During the year 1795 and part of 1796 I learn nothing about them,
neither good, nor bad, nor indifferent, though I have ransacked the
French historians for this purpose. Had there, however, been any thing
in the way of _outrage_, I should have heard of it; and let me take this
opportunity of setting my readers right, if, for want of knowing the
dates of occurrences, they should have connected _certain outrages_,
which assuredly took place in St. Domingo, _with the emancipation of the
slaves_. The great massacres and conflagrations, which have made so
frightful a picture in the history of this unhappy island, had been all
effected _before the proclamations_ of Santhonax and Polverel.

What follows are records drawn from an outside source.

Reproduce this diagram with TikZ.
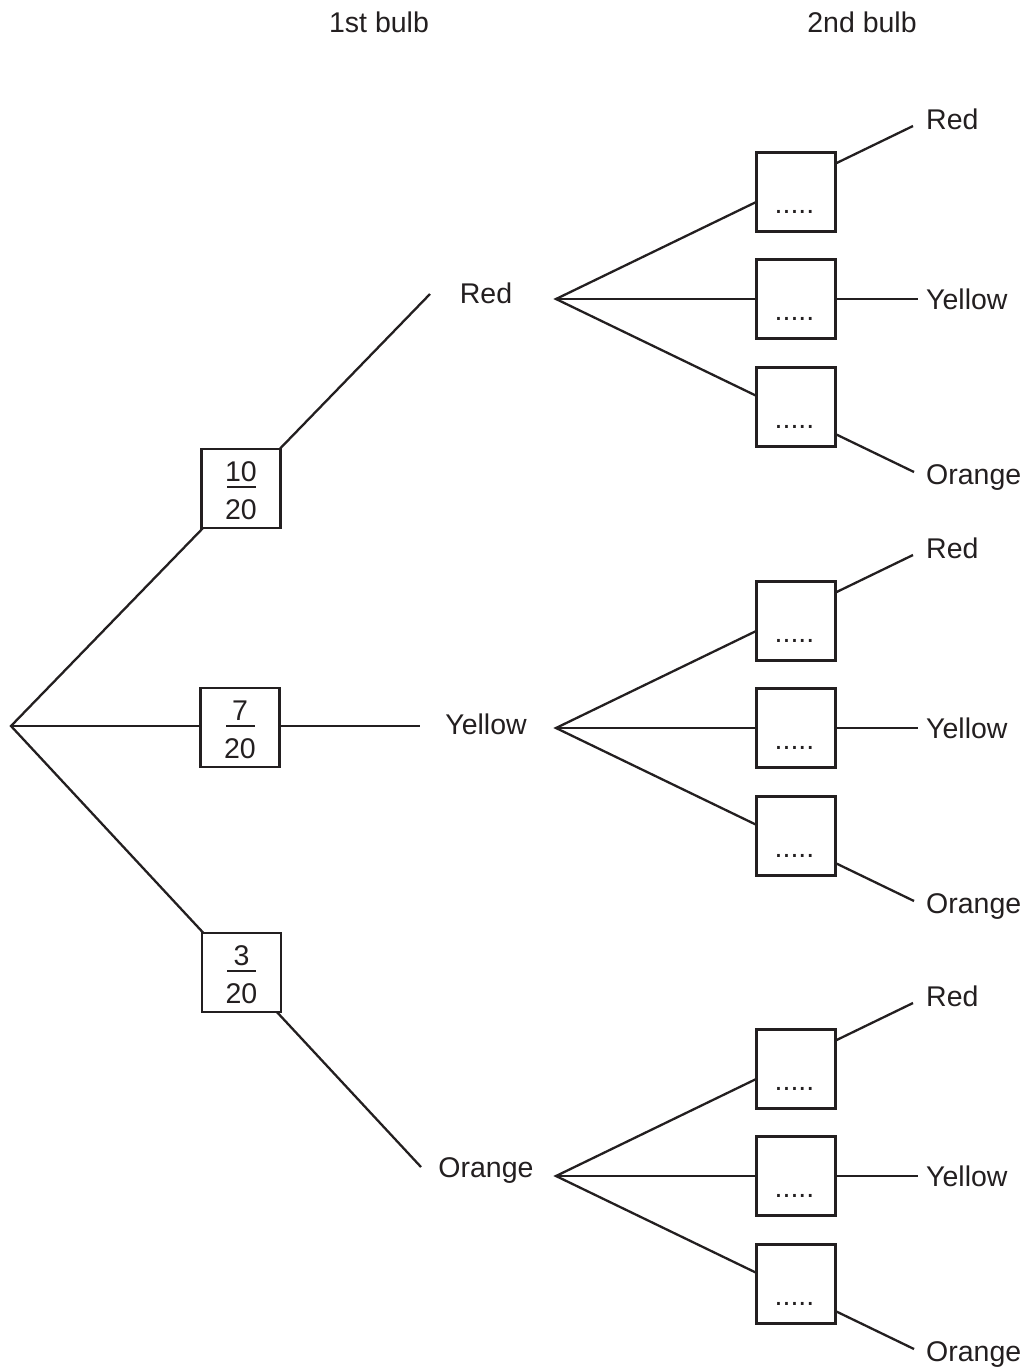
\documentclass[tikz,border=0pt]{standalone}
\usepackage{fontspec}
\setmainfont{Liberation Sans}
\usetikzlibrary{backgrounds,calc}
\definecolor{ink}{RGB}{35,31,32}
\begin{document}
\begin{tikzpicture}[x=1pt,y=-1pt,
  every node/.style={font=\fontsize{28.5}{34}\selectfont, text=ink},
  conn/.style={draw=ink, line width=2.3pt, line join=miter},
  probbox/.style={draw=ink, fill=white, line width=2.5pt, minimum width=79pt, minimum height=79pt, inner sep=0pt},
  fracbar/.style={fill=ink, draw=none, minimum width=29pt, minimum height=2.3pt, inner sep=0pt},
  lbl/.style={inner sep=0pt},
]
\useasboundingbox (0,0) rectangle (1029,1369);
% headers
\node[lbl, anchor=base] (h1) at (379,32) {1st bulb};
\node[lbl, anchor=base] (h2) at (862,32) {2nd bulb};
% first level
\coordinate (root) at (11,726);
\node[probbox] (p1) at (241,488.5) {};
\node[probbox] (p2) at (240,727.5) {};
\node[probbox] (p3) at (241.5,972.5) {};
\foreach \b/\n in {p1/10, p2/7, p3/3} {
  \node[lbl, anchor=base] (\b num) at ($(\b.center)+(0,-7.5)$) {\n};
  \node[fracbar] (\b bar) at ($(\b.center)+(0,-1.2)$) {};
  \node[lbl, anchor=base] (\b den) at ($(\b.center)+(0,30.5)$) {20};
}
\node[lbl, anchor=base] (a1) at (486,303) {Red};
\node[lbl, anchor=base] (a2) at (486,734) {Yellow};
\node[lbl, anchor=base] (a3) at (486,1177) {Orange};
\coordinate (e1) at (430,294);
\coordinate (e2) at (420,726);
\coordinate (e3) at (421,1167);
% second level
\foreach \g/\m in {r/299, y/728, o/1176} {
  \coordinate (v\g) at (556,\m);
  \node[probbox] (q\g1) at (796,{\m-107}) {};
  \node[probbox] (q\g2) at (796,\m) {};
  \node[probbox] (q\g3) at (796,{\m+108}) {};
  \foreach \j in {1,2,3} {
    \node[lbl, anchor=base] (dots\g\j) at ($(q\g\j.center)+(-1.5,21)$) {.....};
  }
  \coordinate (f\g1) at (913,{\m-173});
  \coordinate (f\g2) at (918,\m);
  \coordinate (f\g3) at (914,{\m+173});
  \node[lbl, anchor=base west] (s\g1) at (926,{\m-170}) {Red};
  \node[lbl, anchor=base west] (s\g2) at (926,{\m+10}) {Yellow};
  \node[lbl, anchor=base west] (s\g3) at (926,{\m+185}) {Orange};
}
\begin{pgfonlayer}{background}
  \draw[conn] (e1) -- (root) -- (e3);
  \draw[conn] (root) -- (e2);
  \foreach \g in {r,y,o} {
    \draw[conn] (f\g1) -- (v\g) -- (f\g3);
    \draw[conn] (v\g) -- (f\g2);
  }
\end{pgfonlayer}
\end{tikzpicture}
\end{document}
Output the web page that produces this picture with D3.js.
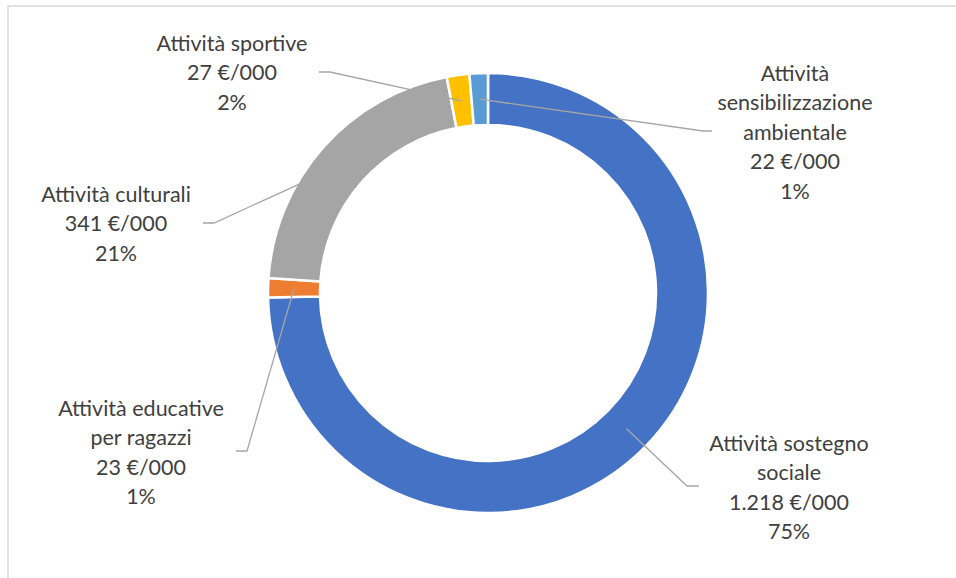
<!DOCTYPE html>
<html>
<head>
<meta charset="utf-8">
<script src="https://cdn.jsdelivr.net/npm/d3@7"></script>
<style>
  html, body { margin: 0; padding: 0; background: #fff; }
  svg { display: block; }
</style>
</head>
<body>
<div id="chart"></div>
<script>
// chart data (€/000), clockwise from 12 o'clock
const categories = ['Attività sostegno sociale', 'Attività educative per ragazzi', 'Attività culturali', 'Attività sportive', 'Attività sensibilizzazione ambientale'];
const values = [1218, 23, 341, 27, 22];
const valueLabels = ['1.218 €/000', '23 €/000', '341 €/000', '27 €/000', '22 €/000'];
const pctLabels = ['75%', '1%', '21%', '2%', '1%'];
const nameLines = [['Attività sostegno', 'sociale'], ['Attività educative', 'per ragazzi'], ['Attività culturali'], ['Attività sportive'], ['Attività', 'sensibilizzazione', 'ambientale']];
const colors = ['#4472C4', '#ED7D31', '#A5A5A5', '#FFC000', '#5B9BD5'];

// label layout: text centre x, first line y, leader elbow
const labelPos = [
  { x: 789, y: 443, elbow: [[687, 486], [699, 486]] },
  { x: 141, y: 408, elbow: [[247, 451], [236, 451]] },
  { x: 116, y: 194, elbow: [[214, 223], [203, 223]] },
  { x: 232, y: 43,  elbow: [[330, 72], [319, 72]] },
  { x: 795, y: 73,  elbow: [[703, 131], [712, 131]] }
];

const W = 956, H = 578;
const cx = 488, cy = 293, rOuter = 220, rInner = 168;
const lineH = 29.5;

const svg = d3.select('#chart').append('svg')
  .attr('width', W).attr('height', H)
  .style('font-family', 'Lato, "Open Sans", sans-serif');

// chart frame (only top and left edges visible)
svg.append('path')
  .attr('d', `M8,${H}V6H${W}`)
  .attr('fill', 'none').attr('stroke', '#d9d9d9').attr('stroke-width', 1.5);

const g = svg.append('g').attr('transform', `translate(${cx},${cy})`);

const pie = d3.pie().sort(null).value(d => d);
const arcs = pie(values);
const arc = d3.arc().innerRadius(rInner).outerRadius(rOuter);
const mid = d3.arc().innerRadius((rInner + rOuter) / 2).outerRadius((rInner + rOuter) / 2);

g.selectAll('path.slice').data(arcs).enter().append('path')
  .attr('class', 'slice')
  .attr('d', arc)
  .attr('fill', (d, i) => colors[i])
  .attr('stroke', '#fff').attr('stroke-width', 2.5);

// leader lines
const line = d3.line();
svg.selectAll('path.leader').data(arcs).enter().append('path')
  .attr('class', 'leader')
  .attr('d', (d, i) => {
    const c = mid.centroid(d);
    return line([[c[0] + cx, c[1] + cy], ...labelPos[i].elbow]);
  })
  .attr('fill', 'none').attr('stroke', '#A6A6A6').attr('stroke-width', 1.3);

// labels
const labels = svg.selectAll('text.lbl').data(categories).enter().append('text')
  .attr('class', 'lbl')
  .attr('text-anchor', 'middle')
  .attr('fill', '#404040')
  .style('font-size', '21.5px');

labels.each(function (d, i) {
  const lines = nameLines[i].concat([valueLabels[i], pctLabels[i]]);
  const t = d3.select(this);
  lines.forEach((s, k) => {
    t.append('tspan')
      .attr('x', labelPos[i].x)
      .attr('y', labelPos[i].y + k * lineH)
      .attr('dy', '0.35em')
      .text(s);
  });
});
</script>
</body>
</html>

They had
all taken place _in the days of slavery_, or before the year 1794, that
is, before the great conventional decree of the mother country was
known. They had been occasioned, too, _not originally by the slaves
themselves_, but by quarrels between _the white and coloured planters_,
and between the _royalists_ and the _revolutionists_, who, for the
purpose of reeking their vengeance upon each other, called in the aid of
their respective slaves; and as to the insurgent Negroes of the North,
who filled that part of the colony so often with terror and dismay, they
were originally put in motion, according to Malenfant, under _the
auspices of the royalists_ themselves, to strengthen their own cause,
and _to put down the partizans of the French revolution_.